フィリピンを拠点とする特殊詐欺事件に関与していると、同国から引き渡された今村磨人(38)、藤田聖也(38)両容疑者を乗せた航空機が7日午後、成田空港に到着した。同日昼過ぎには、警視庁が機内で2人が逮捕していたが、放送中だったフジテレビ系「ぽかぽか」では速報時に「速報“ルフィ”逮捕」の大きなテロップを表示。これに漫画「ONE PIECE(ワンピース)」ファンが怒っている。
《ぽかぽかのルフィ逮捕、「ルフィと名乗る男」逮捕じゃダメなの? 特にアニメの放送しているフジテレビがやるのはダメなんじゃないの? フジテレビONE PIECEによくあやかるくせに?》
《フジテレビ、速報をデカデカとルフィで出すのやめろ。本名とか容疑者とかでいいでしょ》
容疑者が明らかになっているにもかかわらず、犯人側の暗号“ルフィ”を連呼する報道に辟易しているようだ。もっとも犯人側の「ルフィ」の名称の由来は不明だが、日本の多くの視聴者はワンピースの主人公「モンキー・D・ルフィ」を想定している。
ほかにも、《作者の尾田栄一郎さんに著作権侵害払ったんかな?》《ルフィ、ルフィってバカみたいに毎日勝手に言ってるけど著作権侵害にならないのかな? 作者はいい迷惑》《無断でルフィの名前を使用した営利目的の活動は著作権侵害だし、それによりONE PIECEのイメージを悪くしたことは営業妨害に該当するので、犯人らは尾田栄一郎先生に損害賠償を支払うべき》などと疑問の声が相次いでいる。

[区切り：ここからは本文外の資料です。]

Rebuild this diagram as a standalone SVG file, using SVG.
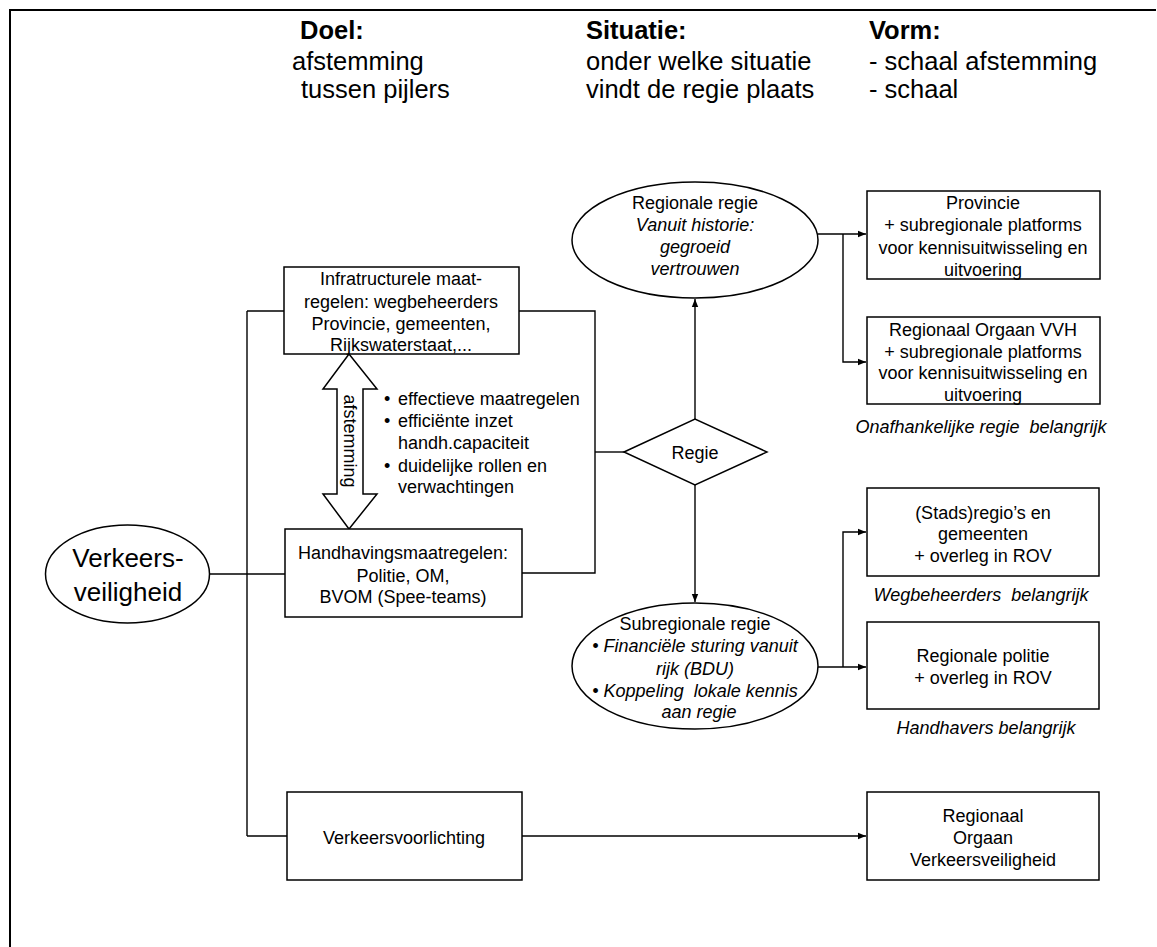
<svg xmlns="http://www.w3.org/2000/svg" width="1157" height="947" viewBox="0 0 1157 947">
<style>
  text { font-family: "Liberation Sans", Arial, sans-serif; font-size: 18px; fill: #000; }
  .c { text-anchor: middle; }
  .i { font-style: italic; }
  .h { font-size: 25.5px; }
  .hb { font-size: 25.5px; font-weight: bold; }
  .big { font-size: 26px; }
  .shape { fill: #fff; stroke: #000; stroke-width: 1.5; }
  .line { fill: none; stroke: #000; stroke-width: 1.4; }
  .frame { fill: none; stroke: #000; stroke-width: 2; }
</style>
<defs>
  <marker id="arrS" viewBox="0 0 10 10" refX="10" refY="5" markerWidth="8" markerHeight="8" markerUnits="userSpaceOnUse" orient="auto">
    <path d="M0,1 L10,5 L0,9 Z" fill="#000"/>
  </marker>
</defs>
<rect width="1157" height="947" fill="#fff"/>
<path class="frame" d="M10 947 V10 H1156"/>

<g id="header">
  <text class="hb" x="300" y="39">Doel:</text>
  <text class="h" x="292" y="70">afstemming</text>
  <text class="h" x="301" y="98">tussen pijlers</text>
  <text class="hb" x="586" y="39">Situatie:</text>
  <text class="h" x="586" y="70">onder welke situatie</text>
  <text class="h" x="586" y="98">vindt de regie plaats</text>
  <text class="hb" x="869" y="39">Vorm:</text>
  <text class="h" x="869" y="70">- schaal afstemming</text>
  <text class="h" x="869" y="98">- schaal</text>
</g>

<g id="connectors">
  <path class="line" d="M209 574 H285"/>
  <path class="line" d="M247 311 V836"/>
  <path class="line" d="M247 311 H284"/>
  <path class="line" d="M247 836 H287"/>
  <path class="line" d="M519 311 H595 V573 H522"/>
  <path class="line" d="M595 452 H624"/>
  <path class="line" d="M695 419 V299" marker-end="url(#arrS)"/>
  <path class="line" d="M695 485 V602" marker-end="url(#arrS)"/>
  <path class="line" d="M818 234 H866" marker-end="url(#arrS)"/>
  <path class="line" d="M843 234 V362 H866" marker-end="url(#arrS)"/>
  <path class="line" d="M818 667 H866" marker-end="url(#arrS)"/>
  <path class="line" d="M843 667 V532 H866" marker-end="url(#arrS)"/>
  <path class="line" d="M522 836 H866" marker-end="url(#arrS)"/>
</g>

<g id="verkeersveiligheid">
  <ellipse class="shape" cx="127.5" cy="574" rx="82" ry="49"/>
  <text class="c big" x="128" y="567">Verkeers-</text>
  <text class="c big" x="128" y="601">veiligheid</text>
</g>

<g id="infra">
  <rect class="shape" x="284" y="267" width="235" height="87"/>
  <text class="c" x="401" y="285">Infratructurele maat-</text>
  <text class="c" x="401" y="308">regelen: wegbeheerders</text>
  <text class="c" x="401" y="330">Provincie, gemeenten,</text>
  <text class="c" x="401" y="351">Rijkswaterstaat,...</text>
</g>

<g id="afstemming-arrow">
  <polygon class="shape" points="349,354 377,389 363,389 363,494 377,494 349,529 323,494 337,494 337,389 323,389"/>
  <text class="c" transform="translate(344,441) rotate(90)">afstemming</text>
</g>

<g id="bullets">
  <text x="384" y="405">•</text><text x="398" y="405">effectieve maatregelen</text>
  <text x="384" y="427">•</text><text x="398" y="427">efficiënte inzet</text>
  <text x="398" y="449">handh.capaciteit</text>
  <text x="384" y="472">•</text><text x="398" y="472">duidelijke rollen en</text>
  <text x="398" y="493">verwachtingen</text>
</g>

<g id="handhaving">
  <rect class="shape" x="285" y="529" width="237" height="88"/>
  <text class="c" x="403" y="559">Handhavingsmaatregelen:</text>
  <text class="c" x="403" y="582">Politie, OM,</text>
  <text class="c" x="403" y="603">BVOM (Spee-teams)</text>
</g>

<g id="regie">
  <polygon class="shape" points="624,452 695,419 767,452 695,485"/>
  <text class="c" x="695" y="459">Regie</text>
</g>

<g id="regionale-regie">
  <ellipse class="shape" cx="695" cy="240" rx="123" ry="58"/>
  <text class="c" x="695" y="209">Regionale regie</text>
  <text class="c i" x="695" y="231">Vanuit historie:</text>
  <text class="c i" x="695" y="253">gegroeid</text>
  <text class="c i" x="695" y="275">vertrouwen</text>
</g>

<g id="subregionale-regie">
  <ellipse class="shape" cx="695" cy="666" rx="123" ry="63"/>
  <text class="c" x="695" y="630">Subregionale regie</text>
  <text class="c i" x="695" y="652">• Financiële sturing vanuit</text>
  <text class="c i" x="695" y="675">rijk (BDU)</text>
  <text class="c i" x="695" y="697" xml:space="preserve">• Koppeling  lokale kennis</text>
  <text class="c i" x="699" y="718">aan regie</text>
</g>

<g id="provincie">
  <rect class="shape" x="867" y="191" width="233" height="88"/>
  <text class="c" x="983" y="209">Provincie</text>
  <text class="c" x="983" y="231">+ subregionale platforms</text>
  <text class="c" x="983" y="254">voor kennisuitwisseling en</text>
  <text class="c" x="983" y="276">uitvoering</text>
</g>

<g id="orgaan-vvh">
  <rect class="shape" x="867" y="317" width="233" height="87"/>
  <text class="c" x="983" y="336">Regionaal Orgaan VVH</text>
  <text class="c" x="983" y="358">+ subregionale platforms</text>
  <text class="c" x="983" y="379">voor kennisuitwisseling en</text>
  <text class="c" x="983" y="401">uitvoering</text>
</g>
<text class="c i" x="981" y="433" xml:space="preserve">Onafhankelijke regie  belangrijk</text>

<g id="stadsregio">
  <rect class="shape" x="867" y="488" width="232" height="88"/>
  <text class="c" x="983" y="519">(Stads)regio’s en</text>
  <text class="c" x="983" y="540">gemeenten</text>
  <text class="c" x="983" y="562">+ overleg in ROV</text>
</g>
<text class="c i" x="981" y="601" xml:space="preserve">Wegbeheerders  belangrijk</text>

<g id="regionale-politie">
  <rect class="shape" x="867" y="622" width="232" height="87"/>
  <text class="c" x="983" y="662">Regionale politie</text>
  <text class="c" x="983" y="684">+ overleg in ROV</text>
</g>
<text class="c i" x="986" y="734">Handhavers belangrijk</text>

<g id="verkeersvoorlichting">
  <rect class="shape" x="287" y="792" width="235" height="88"/>
  <text class="c" x="404" y="844">Verkeersvoorlichting</text>
</g>

<g id="orgaan-vv">
  <rect class="shape" x="867" y="792" width="232" height="88"/>
  <text class="c" x="983" y="822">Regionaal</text>
  <text class="c" x="983" y="844">Orgaan</text>
  <text class="c" x="983" y="866">Verkeersveiligheid</text>
</g>
</svg>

過去には1984年と85年に発生したグリコ・森永事件で、犯人グループは「かい人21面相」と名乗った。これは江戸川乱歩の探偵小説『少年探偵シリーズ』に登場する大怪盗「怪人21面相」に由来するとみられる。
■原作者が訴えることはできる?
当時とは異なり今はネット社会。それだけに逮捕された「ルフィ」と出版社や作者を絡めて、陰謀論を書き込む投稿もみられる。漫画とは無関係なのは当然ながら、漫画の原作者がイメージを損ねたとして犯罪集団を訴えることはできるのか。
損害賠償問題に詳しい弁護士の山口宏氏が言う。
「漫画やアニメのキャラクターであっても経済的価値がある以上、著作権は認められます。ただし、今回の場合、犯人グループは『ルフィ』の呼称を漫画の主人公を利用しようとし、その性質に従って使っているわけではなく、特定の人物を指した暗号として使っています。漫画を棄損する意図はなく、むしろ犯人グループも暗号は仲間内のもので、世間に知られたくなかったと考えられますから、損害賠償請求ができる不法行為には当てはまらないでしょう。となると、名前を広げたのはマスコミの伝え方になりますが、マスコミも漫画の主人公『ルフィ』の評判を落とす目的ではなく、現実に起きていることとして『ルフィと名乗る犯罪グループがいる』と伝えたに過ぎないので、責任は問えません」
ファンにとってはモヤモヤは拭えないだろう。